Awodey's description of a pullback of a commutative triangle is different (and much clearer) than what you've said. For example, it doesn't make sense to talk about the pullback of $\alpha'$ along $f$ since the codomain of $\alpha'$ is not $C$. It would make sense to talk about the pullback along $\beta$ and $\gamma$ inducing a pullback square involving $\alpha$, and this is what Awodey says (though more clearly than this). Albeit, you've switch $\alpha$ and $\gamma$ from his presentation (which is probably part of the confusion).

Nevertheless, there is an easier/better way of thinking about what is going on which is touched at in multiple points later in the book. Awodey mentioned the slice category $\mathcal C/C$ early on as an example of a category. This is the category whose objects are arrows of $\mathcal C$ with codomain $C$. Given two objects of $\mathcal C/C$, i.e. two arrows $k:A\to C$ and $g:B\to C$, an arrow from $k \to g$ is an arrow $f:A\to B$ such that $k=g\circ f$. This is sometimes expressed by saying that the arrows are commutative triangles.

Now, assuming $\mathcal C$ has pullbacks, an arrow $h: C'\to C$ of $\mathcal C$ induces a functor $h^*:\mathcal C/C\to\mathcal C/C'$ via pullback called the pullback or reindexing functor or change of base. This works as follows: $$\require{AMScd} \begin{CD} B\times_C C' @>h^*(g)>> C' \\ @VpVV @VVhV \\ B @>>g>C \end{CD}$$ In other words, the object $h^*(g)$ (viewing $g$ as an object of $\mathcal C/C$) is the projection of the pullback of $h$ and $g$ into $C'$ (which is an object of $\mathcal C/C'$). Now given $f:A\to B$ such that $k = g \circ f$, i.e. an arrow of $\mathcal C/C$ from $k$ to $g$, we can take the pullback of $f$ along $p$ (i.e. the other projection of the pullback $h^*(g)$) which will give us an arrow into $B\times_C C'$. Alas, we have no guarantee that the domain of the resulting arrow (of $\mathcal C$) will equal the domain of $h^*(k)$ (and whose projection will match the other projection in the pullback diagram defining $h^*(k)$).

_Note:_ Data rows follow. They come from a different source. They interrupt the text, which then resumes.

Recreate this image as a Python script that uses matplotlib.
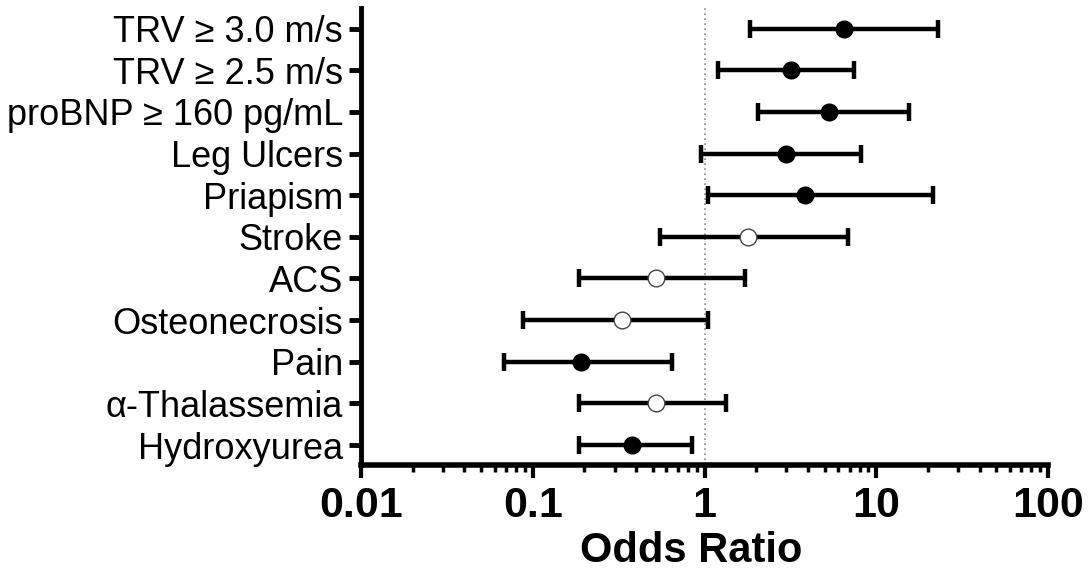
import matplotlib
matplotlib.use("Agg")
import matplotlib.pyplot as plt
import numpy as np
from matplotlib.ticker import LogLocator, FixedLocator, NullFormatter

# odds ratios with 95% CI, listed bottom to top
labels = [
    "Hydroxyurea",
    "\u03b1-Thalassemia",
    "Pain",
    "Osteonecrosis",
    "ACS",
    "Stroke",
    "Priapism",
    "Leg Ulcers",
    "proBNP \u2265 160 pg/mL",
    "TRV \u2265 2.5 m/s",
    "TRV \u2265 3.0 m/s",
]
odds = [0.38, 0.525, 0.19, 0.33, 0.525, 1.78, 3.85, 2.97, 5.3, 3.17, 6.5]
ci_low = [0.187, 0.187, 0.068, 0.088, 0.187, 0.547, 1.05, 0.95, 2.06, 1.19, 1.83]
ci_high = [0.84, 1.34, 0.65, 1.05, 1.71, 6.8, 21.5, 8.2, 15.5, 7.4, 22.9]
significant = [True, False, True, False, False, False, True, True, True, True, True]

plt.rcParams["font.family"] = ["Liberation Sans", "DejaVu Sans"]

fig = plt.figure(figsize=(10.89, 5.75), dpi=100)
ax = fig.add_axes([0.3315, 0.1913, 0.6309, 0.795])

ypos = np.arange(len(labels))
odds = np.array(odds)
err = np.array([odds - np.array(ci_low), np.array(ci_high) - odds])

ax.axvline(1, color="#888888", lw=1.2, ls=(0, (1, 2)), zorder=1)

ax.errorbar(odds, ypos, xerr=err, fmt="none", ecolor="black",
            elinewidth=3.2, capsize=6.5, capthick=3.2, zorder=2)

for x, y, sig in zip(odds, ypos, significant):
    ax.plot(x, y, "o", ms=12,
            mfc="black" if sig else "white",
            mec="black" if sig else "#444444",
            mew=1.0, zorder=3)

ax.set_xscale("log")
ax.set_xlim(0.01, 100)
ax.set_ylim(-0.48, 10.5)

ax.xaxis.set_major_locator(FixedLocator([0.01, 0.1, 1, 10, 100]))
ax.set_xticklabels(["0.01", "0.1", "1", "10", "100"],
                   fontsize=31, fontweight="bold")
ax.xaxis.set_minor_locator(LogLocator(base=10, subs=np.arange(2, 10)))
ax.xaxis.set_minor_formatter(NullFormatter())

ax.set_yticks(ypos)
ax.set_yticklabels(labels, fontsize=26)

ax.tick_params(axis="x", which="major", direction="out", length=9,
               width=3, pad=6)
ax.tick_params(axis="x", which="minor", direction="out", length=5,
               width=2.5)
ax.tick_params(axis="y", direction="out", length=9, width=3.5, pad=4)

ax.set_xlabel("Odds Ratio", fontsize=30, fontweight="bold")
ax.xaxis.set_label_coords(0.48, -0.145)

for side in ["top", "right"]:
    ax.spines[side].set_visible(False)
ax.spines["left"].set_linewidth(3.5)
ax.spines["bottom"].set_linewidth(4)

fig.savefig("out.png", dpi=100)
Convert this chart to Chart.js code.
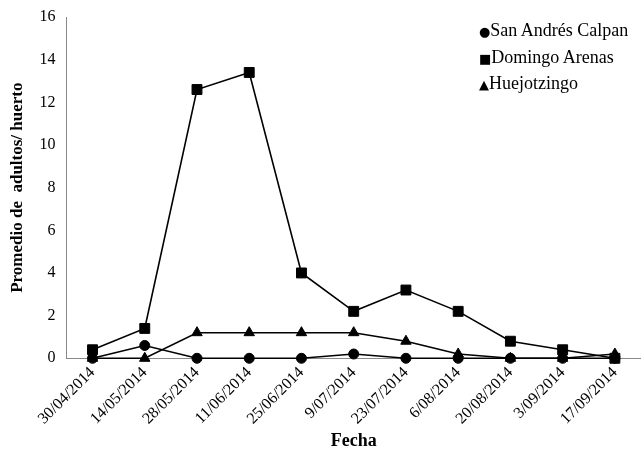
<!DOCTYPE html>
<html>
<head>
<meta charset="utf-8">
<script src="https://cdn.jsdelivr.net/npm/chart.js@4/dist/chart.umd.min.js"></script>
<style>
  body { margin: 0; background: #fff; }
  #wrap { position: relative; width: 641px; height: 456px; }
  #legend { position: absolute; left: 479px; top: 18px; font-family: "Liberation Serif", serif; font-size: 18px; color: #000; line-height: 25.5px; }
  #legend span { font-family: "DejaVu Sans", sans-serif; font-size: 13px; }
</style>
</head>
<body>
<div id="wrap">
  <canvas id="myChart" width="641" height="456"></canvas>
  <div id="legend">
    <div><span>●</span>San Andrés Calpan</div>
    <div><span>■</span>Domingo Arenas</div>
    <div><span>▲</span>Huejotzingo</div>
  </div>
</div>
<script>
const labels = ['30/04/2014', '14/05/2014', '28/05/2014', '11/06/2014', '25/06/2014', '9/07/2014',
  '23/07/2014', '6/08/2014', '20/08/2014', '3/09/2014', '17/09/2014'];
const sanAndres = [0, 0.6, 0, 0, 0, 0.2, 0, 0, 0, 0, 0];
const domingoArenas = [0.4, 1.4, 12.6, 13.4, 4.0, 2.2, 3.2, 2.2, 0.8, 0.4, 0];
const huejotzingo = [0, 0, 1.2, 1.2, 1.2, 1.2, 0.8, 0.2, 0, 0, 0.2];

function serie(label, values, style, radius) {
  return {
    label: label,
    data: values,
    borderColor: '#000',
    backgroundColor: '#000',
    borderWidth: 1.6,
    pointStyle: style,
    pointRadius: radius,
    pointBorderWidth: 1,
    clip: false,
    tension: 0
  };
}

const data = {
  labels: labels,
  datasets: [
    serie('San Andrés Calpan', sanAndres, 'circle', 5),
    serie('Domingo Arenas', domingoArenas, 'rect', 7),
    serie('Huejotzingo', huejotzingo, 'triangle', 6)
  ]
};

const config = {
  type: 'line',
  data: data,
  options: {
    responsive: false,
    animation: false,
    layout: { autoPadding: false, padding: { top: 17, right: 0, bottom: 0, left: 3 } },
    plugins: {
      legend: { display: false },
      tooltip: { enabled: false }
    },
    scales: {
      x: {
        offset: true,
        afterFit: function (scale) { scale.paddingRight = 0; },
        grid: { display: false, drawTicks: true, tickLength: 5 },
        border: { color: '#888', width: 1 },
        ticks: {
          color: '#000',
          font: { family: 'Liberation Serif', size: 16 },
          maxRotation: 45,
          minRotation: 45,
          padding: 0
        },
        title: {
          display: true,
          text: 'Fecha',
          color: '#000',
          font: { family: 'Liberation Serif', size: 18, weight: 'bold' },
          padding: { top: 2 }
        }
      },
      y: {
        min: 0,
        max: 16,
        ticks: {
          stepSize: 2,
          color: '#000',
          font: { family: 'Liberation Serif', size: 16 },
          padding: 6
        },
        grid: { display: false, drawTicks: true, tickLength: 5 },
        border: { color: '#888', width: 1 },
        title: {
          display: true,
          text: 'Promedio de  adultos/ huerto',
          color: '#000',
          font: { family: 'Liberation Serif', size: 17, weight: 'bold' },
          padding: { bottom: 6 }
        }
      }
    }
  }
};

var ctx = document.getElementById('myChart');
var myChart = new Chart(ctx, config);
</script>
</body>
</html>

The two pullbacks lemma, though, states that we can always find such a pullback. The pullback diagram for $h^*(k)=h^*(g\circ f)$ is the "outer rectangle" while $h^*(g)$ is the "right square" and the pullback we need is the "left square". The form in the corollary is even more direct. We want to turn arrows of $\mathcal C/C$, i.e. commutative triangles, into arrows of $\mathcal C/C'$ (more commutative triangles) by pulling back along $h$. In other words, the commutative triangle form is simply the statement that $h^*$ has a well-defined action on arrows. (Another perspective on the "two pullbacks" lemma is that $(g\circ f)^*\cong f^*\circ g^*$.)

Now for your pullback of a pullback square, you just note that pullbacks (aka fibered products) are products in the slice category. That is, given $k:A\to C$ and $g:B\to C$, the product $k\times g$ in $\mathcal C/C$ is (the diagonal arrow of the) pullback of $k$ and $g$. So your "pullbacks of pullback squares is a pullback" theorem is simply stating that $h^*$ preserves products, i.e. that $h^*(k\times g)\cong h^*(k)\times h^*(g)$ and $h^*(\pi_i)=\pi'_i$. (The terminal object of any slice category is the identity arrow [viewed as an object]. It's straightforward to show $h^*(id_C)\cong id_{C'}$.) In fact, using slightly more advanced category theory, we can finesse the whole problem. $h^*$ (as with any pullback functor) has a left adjoint just via post-composition, so $h^*$, like any right adjoint, preserves all limits including finite products.